The threat of sentimentalism inherent in the premise is off-putting and the idea of using a small boy in such a role feels uncomfortable. Which is silly because the topic is serious and child actors just like playing roles, at best anyway. In the event, Lamont beautifully creates on screen this thoughtful, introspective boy with eloquent eyes. The older actor and the younger show a profound rapport developed offscreen.

The film alternates sessions where John plays with the boy or takes him to and from school and when he seeks prospective adoptive parents. It seems a rather unusual process, his interviewing them, in the company of Shona (Eileen O’Higgins), a young adoption agency trainee, with the boy in tow not knowing what it's about but perhaps gradually guessing.

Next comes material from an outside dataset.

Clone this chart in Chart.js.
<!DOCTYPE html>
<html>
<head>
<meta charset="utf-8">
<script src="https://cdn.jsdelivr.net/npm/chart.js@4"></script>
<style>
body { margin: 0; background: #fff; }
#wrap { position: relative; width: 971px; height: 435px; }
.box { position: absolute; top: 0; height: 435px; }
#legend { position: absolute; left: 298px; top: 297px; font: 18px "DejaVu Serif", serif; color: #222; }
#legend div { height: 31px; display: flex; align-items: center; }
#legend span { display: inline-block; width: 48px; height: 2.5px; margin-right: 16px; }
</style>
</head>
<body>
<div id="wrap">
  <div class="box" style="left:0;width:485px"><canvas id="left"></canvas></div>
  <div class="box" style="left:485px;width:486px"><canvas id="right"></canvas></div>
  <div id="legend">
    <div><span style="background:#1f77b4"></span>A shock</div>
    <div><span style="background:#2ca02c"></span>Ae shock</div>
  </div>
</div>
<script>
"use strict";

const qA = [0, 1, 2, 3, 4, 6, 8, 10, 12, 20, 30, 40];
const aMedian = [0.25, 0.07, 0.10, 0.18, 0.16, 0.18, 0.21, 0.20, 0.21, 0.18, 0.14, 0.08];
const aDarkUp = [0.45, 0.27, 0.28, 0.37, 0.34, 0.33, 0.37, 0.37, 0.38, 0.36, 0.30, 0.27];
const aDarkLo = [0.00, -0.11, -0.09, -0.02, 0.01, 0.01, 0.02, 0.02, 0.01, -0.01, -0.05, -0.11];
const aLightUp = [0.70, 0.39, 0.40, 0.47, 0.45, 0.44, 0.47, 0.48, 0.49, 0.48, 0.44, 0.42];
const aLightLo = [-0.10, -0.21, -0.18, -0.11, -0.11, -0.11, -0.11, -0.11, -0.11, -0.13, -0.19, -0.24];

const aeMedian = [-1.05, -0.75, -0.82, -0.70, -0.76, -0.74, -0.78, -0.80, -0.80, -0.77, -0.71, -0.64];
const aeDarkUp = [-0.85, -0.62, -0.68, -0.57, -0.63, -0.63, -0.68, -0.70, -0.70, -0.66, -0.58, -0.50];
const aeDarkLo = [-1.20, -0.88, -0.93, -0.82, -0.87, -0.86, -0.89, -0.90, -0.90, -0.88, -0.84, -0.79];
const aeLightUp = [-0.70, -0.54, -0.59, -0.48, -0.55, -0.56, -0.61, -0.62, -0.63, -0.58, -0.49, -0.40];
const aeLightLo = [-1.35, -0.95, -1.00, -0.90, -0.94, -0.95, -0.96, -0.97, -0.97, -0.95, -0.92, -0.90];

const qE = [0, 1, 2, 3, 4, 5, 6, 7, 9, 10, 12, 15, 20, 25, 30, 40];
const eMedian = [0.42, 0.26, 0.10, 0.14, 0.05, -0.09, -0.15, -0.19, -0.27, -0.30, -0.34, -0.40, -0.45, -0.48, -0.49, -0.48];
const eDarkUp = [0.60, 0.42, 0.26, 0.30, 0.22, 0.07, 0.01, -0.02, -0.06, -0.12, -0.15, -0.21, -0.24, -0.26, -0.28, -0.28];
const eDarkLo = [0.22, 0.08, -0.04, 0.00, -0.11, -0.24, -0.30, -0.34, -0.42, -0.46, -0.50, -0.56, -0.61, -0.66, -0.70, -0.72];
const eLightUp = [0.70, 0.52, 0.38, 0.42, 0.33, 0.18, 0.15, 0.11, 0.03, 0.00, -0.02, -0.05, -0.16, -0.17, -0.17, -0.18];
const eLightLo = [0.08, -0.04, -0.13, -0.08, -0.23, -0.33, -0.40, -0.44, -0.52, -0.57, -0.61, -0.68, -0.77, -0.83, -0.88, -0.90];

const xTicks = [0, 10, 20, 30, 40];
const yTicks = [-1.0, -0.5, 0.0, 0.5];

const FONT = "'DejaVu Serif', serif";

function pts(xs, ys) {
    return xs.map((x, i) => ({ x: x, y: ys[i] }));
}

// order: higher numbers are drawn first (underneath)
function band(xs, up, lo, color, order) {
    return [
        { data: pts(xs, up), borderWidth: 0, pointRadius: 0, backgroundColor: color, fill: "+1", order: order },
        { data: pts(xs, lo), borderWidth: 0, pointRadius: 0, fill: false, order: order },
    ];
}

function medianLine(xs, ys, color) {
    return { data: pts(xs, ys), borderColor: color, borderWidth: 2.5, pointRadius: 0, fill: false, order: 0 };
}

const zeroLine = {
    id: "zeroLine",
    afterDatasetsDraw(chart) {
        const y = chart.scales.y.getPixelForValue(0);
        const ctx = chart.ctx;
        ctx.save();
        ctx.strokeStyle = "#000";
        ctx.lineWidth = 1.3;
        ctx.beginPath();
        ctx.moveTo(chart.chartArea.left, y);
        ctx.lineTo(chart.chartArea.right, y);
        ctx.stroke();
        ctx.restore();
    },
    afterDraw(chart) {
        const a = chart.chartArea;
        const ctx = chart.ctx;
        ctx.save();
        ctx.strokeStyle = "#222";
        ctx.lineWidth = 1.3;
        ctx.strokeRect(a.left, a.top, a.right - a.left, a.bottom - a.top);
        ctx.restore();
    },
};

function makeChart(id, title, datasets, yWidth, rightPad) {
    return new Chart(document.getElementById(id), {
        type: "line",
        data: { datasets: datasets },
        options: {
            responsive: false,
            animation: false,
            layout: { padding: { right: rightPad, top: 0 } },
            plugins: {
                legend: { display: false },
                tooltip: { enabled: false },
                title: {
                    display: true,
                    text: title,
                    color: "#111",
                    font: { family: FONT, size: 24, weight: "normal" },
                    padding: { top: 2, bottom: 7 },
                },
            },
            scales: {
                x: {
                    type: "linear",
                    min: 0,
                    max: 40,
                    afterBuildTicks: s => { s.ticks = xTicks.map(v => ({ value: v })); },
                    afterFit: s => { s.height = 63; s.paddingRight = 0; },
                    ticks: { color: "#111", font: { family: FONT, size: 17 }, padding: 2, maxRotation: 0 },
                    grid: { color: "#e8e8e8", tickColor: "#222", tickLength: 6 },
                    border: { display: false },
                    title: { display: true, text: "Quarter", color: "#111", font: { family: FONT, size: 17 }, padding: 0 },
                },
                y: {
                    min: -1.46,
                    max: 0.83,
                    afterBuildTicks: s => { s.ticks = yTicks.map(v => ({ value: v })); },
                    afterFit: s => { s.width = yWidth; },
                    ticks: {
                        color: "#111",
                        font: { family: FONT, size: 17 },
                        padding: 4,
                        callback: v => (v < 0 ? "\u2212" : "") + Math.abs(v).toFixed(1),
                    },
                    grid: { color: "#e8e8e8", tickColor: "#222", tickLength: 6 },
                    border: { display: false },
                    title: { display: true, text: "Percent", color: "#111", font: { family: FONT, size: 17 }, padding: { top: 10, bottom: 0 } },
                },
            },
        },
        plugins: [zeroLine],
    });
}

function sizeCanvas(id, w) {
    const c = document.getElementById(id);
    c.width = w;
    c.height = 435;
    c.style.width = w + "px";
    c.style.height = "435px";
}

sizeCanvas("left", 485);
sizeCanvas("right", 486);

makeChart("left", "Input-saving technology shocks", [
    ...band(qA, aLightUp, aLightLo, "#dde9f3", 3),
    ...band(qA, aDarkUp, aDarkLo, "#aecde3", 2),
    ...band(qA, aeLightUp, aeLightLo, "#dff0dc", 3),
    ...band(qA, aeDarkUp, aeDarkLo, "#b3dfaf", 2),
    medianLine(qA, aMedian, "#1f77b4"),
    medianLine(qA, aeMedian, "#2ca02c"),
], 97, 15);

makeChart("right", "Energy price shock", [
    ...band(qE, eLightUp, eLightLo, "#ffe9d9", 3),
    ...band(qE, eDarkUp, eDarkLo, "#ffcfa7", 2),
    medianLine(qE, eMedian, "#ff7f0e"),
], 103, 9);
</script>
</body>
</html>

So we review with John the quickly rejected "smug poshos" (as Cath Clarke's Guardian review calls them); the couple who say they were hoping for a baby; a man who has a rabbit and disses dogs, while Michael has expressed his longing for a puppy. Several couples are "cartoonishly awful" (Clarke) which is "jarring". The right one is obvious, though deciding still seems impossible anyway.

Perhaps the film's greatest success, apart the justly praised quality of not being maudlin (even if steering narrowly close), is the portrait it draws, thanks to the actor and restrained but clear writing, of a working man with a tough childhood and a wild youth behind him who turned into a mensch when his wife abruptly returned to her native Russia after their baby's birth and he committed to raising the boy alone. James Norton plays this, and all the little tests of daily inner farewells to life and the boy he loves and has lovingly raised and the people met with day to day who fall short.

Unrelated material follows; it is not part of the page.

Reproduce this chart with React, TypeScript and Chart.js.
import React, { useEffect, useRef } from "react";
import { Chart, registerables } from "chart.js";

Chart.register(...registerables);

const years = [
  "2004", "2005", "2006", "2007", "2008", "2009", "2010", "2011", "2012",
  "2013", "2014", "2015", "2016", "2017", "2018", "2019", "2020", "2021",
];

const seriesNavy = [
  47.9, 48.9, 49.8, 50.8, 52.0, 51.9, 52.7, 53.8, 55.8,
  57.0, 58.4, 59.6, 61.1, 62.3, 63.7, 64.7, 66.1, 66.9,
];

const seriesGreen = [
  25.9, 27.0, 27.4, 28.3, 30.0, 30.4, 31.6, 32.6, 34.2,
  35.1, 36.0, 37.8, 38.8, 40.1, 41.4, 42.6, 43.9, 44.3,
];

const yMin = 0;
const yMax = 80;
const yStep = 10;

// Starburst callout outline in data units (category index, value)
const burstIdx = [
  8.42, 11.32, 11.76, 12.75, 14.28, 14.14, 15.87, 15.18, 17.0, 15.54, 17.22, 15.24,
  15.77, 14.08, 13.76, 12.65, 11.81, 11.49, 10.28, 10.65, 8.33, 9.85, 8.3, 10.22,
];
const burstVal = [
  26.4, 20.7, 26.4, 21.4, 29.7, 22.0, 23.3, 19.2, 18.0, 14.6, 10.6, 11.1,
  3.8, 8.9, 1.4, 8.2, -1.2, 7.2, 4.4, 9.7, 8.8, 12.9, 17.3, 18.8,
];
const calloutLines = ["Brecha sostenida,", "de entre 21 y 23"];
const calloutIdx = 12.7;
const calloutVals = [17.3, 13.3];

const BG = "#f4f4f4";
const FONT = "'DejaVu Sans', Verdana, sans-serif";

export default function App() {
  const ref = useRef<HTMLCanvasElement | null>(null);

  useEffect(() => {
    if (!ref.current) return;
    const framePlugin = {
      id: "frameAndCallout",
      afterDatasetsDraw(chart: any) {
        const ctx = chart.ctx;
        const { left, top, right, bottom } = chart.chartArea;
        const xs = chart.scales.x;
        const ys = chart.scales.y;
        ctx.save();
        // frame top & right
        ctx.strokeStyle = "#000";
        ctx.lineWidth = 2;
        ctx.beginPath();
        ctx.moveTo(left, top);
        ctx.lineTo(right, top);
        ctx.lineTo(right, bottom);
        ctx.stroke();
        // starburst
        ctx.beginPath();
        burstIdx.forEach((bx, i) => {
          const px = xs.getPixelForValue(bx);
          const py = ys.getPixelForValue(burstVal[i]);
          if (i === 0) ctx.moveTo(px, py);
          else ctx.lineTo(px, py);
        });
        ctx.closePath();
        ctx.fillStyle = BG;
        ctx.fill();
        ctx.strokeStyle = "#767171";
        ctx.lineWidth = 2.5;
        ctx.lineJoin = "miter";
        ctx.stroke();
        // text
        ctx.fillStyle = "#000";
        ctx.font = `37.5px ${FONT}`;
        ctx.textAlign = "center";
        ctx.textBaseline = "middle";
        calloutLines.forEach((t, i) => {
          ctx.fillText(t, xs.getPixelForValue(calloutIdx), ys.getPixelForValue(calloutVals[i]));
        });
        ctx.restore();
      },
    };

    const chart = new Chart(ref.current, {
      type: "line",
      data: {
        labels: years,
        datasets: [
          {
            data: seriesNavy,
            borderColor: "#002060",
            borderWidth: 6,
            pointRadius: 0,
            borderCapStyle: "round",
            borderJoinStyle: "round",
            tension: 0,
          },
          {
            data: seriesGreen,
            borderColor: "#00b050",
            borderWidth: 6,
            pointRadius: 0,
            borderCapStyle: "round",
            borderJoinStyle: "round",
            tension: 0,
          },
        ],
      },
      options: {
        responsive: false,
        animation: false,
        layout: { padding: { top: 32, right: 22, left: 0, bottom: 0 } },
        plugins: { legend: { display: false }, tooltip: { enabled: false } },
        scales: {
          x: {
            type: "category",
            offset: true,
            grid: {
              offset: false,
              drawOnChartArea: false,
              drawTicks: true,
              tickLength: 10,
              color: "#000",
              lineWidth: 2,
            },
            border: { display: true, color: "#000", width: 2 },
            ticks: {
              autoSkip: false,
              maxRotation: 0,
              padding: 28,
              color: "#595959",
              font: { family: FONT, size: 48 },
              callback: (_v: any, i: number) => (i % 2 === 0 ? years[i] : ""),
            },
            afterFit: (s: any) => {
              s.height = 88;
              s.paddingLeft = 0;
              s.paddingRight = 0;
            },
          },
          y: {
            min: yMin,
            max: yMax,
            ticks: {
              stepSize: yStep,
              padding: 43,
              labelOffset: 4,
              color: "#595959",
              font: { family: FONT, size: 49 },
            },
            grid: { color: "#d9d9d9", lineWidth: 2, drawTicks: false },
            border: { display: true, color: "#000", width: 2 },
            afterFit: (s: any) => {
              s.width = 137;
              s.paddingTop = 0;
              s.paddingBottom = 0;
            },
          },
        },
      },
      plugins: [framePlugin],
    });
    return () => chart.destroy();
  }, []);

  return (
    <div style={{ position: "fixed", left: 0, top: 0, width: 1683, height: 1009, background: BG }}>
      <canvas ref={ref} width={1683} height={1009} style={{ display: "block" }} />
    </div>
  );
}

He's not always saintly. When a jerk trashes his window-washing he tells him "I am not your mate" and comes back and throws eggs at the windows.

John draws out the choosing far beyond the limits of the agency's practice and there's pressure to decide. He avoids telling Michael anything, though the boy must absorb some of what's pending. He hears "adopt" and asks what it is, and when told, tells his dad, "I don't want to adopt." Only near the end Michael pulls out the recommended book on death for small children, When Dinosaurs Die. The rapport of the two actors renders this moment both mysterious and satisfying.

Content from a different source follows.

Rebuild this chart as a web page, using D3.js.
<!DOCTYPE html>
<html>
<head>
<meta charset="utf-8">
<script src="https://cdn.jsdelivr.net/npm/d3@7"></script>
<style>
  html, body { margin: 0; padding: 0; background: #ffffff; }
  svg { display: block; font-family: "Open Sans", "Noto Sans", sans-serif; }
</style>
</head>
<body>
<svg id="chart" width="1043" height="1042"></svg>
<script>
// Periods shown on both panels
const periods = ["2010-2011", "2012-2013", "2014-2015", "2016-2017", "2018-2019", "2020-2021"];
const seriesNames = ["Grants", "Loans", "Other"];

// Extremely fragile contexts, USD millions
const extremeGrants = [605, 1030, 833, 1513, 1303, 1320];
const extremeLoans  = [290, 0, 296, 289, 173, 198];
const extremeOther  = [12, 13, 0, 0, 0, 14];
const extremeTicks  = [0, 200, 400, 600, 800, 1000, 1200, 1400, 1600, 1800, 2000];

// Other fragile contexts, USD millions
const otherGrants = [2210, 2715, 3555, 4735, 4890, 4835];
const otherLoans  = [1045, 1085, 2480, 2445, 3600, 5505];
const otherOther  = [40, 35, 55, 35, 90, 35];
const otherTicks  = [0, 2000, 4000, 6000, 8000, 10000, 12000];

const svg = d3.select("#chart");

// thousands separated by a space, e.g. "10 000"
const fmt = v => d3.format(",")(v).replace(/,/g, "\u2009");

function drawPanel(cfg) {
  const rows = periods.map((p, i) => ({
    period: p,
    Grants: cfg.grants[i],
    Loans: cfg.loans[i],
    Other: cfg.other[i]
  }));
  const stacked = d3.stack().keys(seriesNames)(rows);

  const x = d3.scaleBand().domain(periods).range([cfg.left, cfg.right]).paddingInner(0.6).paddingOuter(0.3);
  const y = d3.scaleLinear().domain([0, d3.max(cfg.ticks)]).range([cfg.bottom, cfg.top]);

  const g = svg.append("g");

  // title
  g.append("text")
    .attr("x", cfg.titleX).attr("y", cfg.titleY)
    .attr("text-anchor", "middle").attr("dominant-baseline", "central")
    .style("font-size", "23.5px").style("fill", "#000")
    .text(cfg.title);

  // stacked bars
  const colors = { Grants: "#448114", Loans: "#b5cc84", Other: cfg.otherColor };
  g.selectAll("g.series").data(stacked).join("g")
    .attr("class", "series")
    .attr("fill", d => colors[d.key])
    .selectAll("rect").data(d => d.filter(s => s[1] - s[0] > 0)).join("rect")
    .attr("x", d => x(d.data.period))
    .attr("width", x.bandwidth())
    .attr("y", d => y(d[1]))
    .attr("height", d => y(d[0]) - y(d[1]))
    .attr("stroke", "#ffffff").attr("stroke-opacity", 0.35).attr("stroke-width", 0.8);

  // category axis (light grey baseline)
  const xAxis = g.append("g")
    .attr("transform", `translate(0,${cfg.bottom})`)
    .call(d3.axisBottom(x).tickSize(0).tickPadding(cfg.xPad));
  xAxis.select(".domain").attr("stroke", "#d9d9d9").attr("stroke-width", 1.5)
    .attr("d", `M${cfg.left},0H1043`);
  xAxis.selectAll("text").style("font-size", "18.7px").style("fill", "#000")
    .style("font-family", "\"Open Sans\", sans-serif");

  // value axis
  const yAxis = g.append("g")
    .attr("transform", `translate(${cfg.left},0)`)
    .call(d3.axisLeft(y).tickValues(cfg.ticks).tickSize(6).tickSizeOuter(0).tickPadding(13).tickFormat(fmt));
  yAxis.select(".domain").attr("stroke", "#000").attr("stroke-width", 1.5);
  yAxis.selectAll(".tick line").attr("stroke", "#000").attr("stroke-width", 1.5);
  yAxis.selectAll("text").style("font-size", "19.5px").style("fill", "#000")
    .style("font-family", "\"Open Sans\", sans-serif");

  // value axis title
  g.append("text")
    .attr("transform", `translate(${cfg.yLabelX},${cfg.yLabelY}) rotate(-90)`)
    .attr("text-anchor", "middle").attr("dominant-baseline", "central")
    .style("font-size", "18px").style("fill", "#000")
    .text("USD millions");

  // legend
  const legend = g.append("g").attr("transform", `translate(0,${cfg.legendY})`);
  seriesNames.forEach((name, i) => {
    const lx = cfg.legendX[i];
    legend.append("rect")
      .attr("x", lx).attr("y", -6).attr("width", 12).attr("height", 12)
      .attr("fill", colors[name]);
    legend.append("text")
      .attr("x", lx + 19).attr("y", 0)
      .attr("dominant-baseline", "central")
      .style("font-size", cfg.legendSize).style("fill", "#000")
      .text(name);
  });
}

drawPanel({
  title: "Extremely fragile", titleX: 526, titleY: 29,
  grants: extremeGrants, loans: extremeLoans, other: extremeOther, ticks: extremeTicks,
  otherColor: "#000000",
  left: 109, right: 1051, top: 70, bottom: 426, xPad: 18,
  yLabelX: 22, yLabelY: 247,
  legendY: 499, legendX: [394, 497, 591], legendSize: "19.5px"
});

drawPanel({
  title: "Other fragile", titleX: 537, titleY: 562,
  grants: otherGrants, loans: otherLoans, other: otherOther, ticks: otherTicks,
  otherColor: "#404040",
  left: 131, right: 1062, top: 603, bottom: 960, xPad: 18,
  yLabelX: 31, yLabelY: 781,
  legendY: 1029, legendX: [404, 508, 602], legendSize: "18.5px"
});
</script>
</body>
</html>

This movie has a keen eye for the undesirable person and the worthy one. But in its care to avoid sentimentality, at times it becomes stingy of emotion and incident. Nonetheless it does lead us through some hard thinking about life's most crucial leave-taking and truth-telling moments.

Writer-director Uberto Pasolini, who was born in Rome, is a nephew of the director Luchini Visconti and related to the Pasolini dall'Onda winemaking family rather than Pier Paolo. His two other most recent films also concern dying without family members to help.

Nowhere Special, 95 mins., debuted Sept. 10, 2020 at Venice, showing at many other international festivals in 2020 and 2021. It released in cinemas Jul. 16, 2021 in the UK and Ireland, and in numerous other countries. Its US theatrical release comes Apr. 26, 2024 in New York and Los Angeles. Metacritic rating: 72%.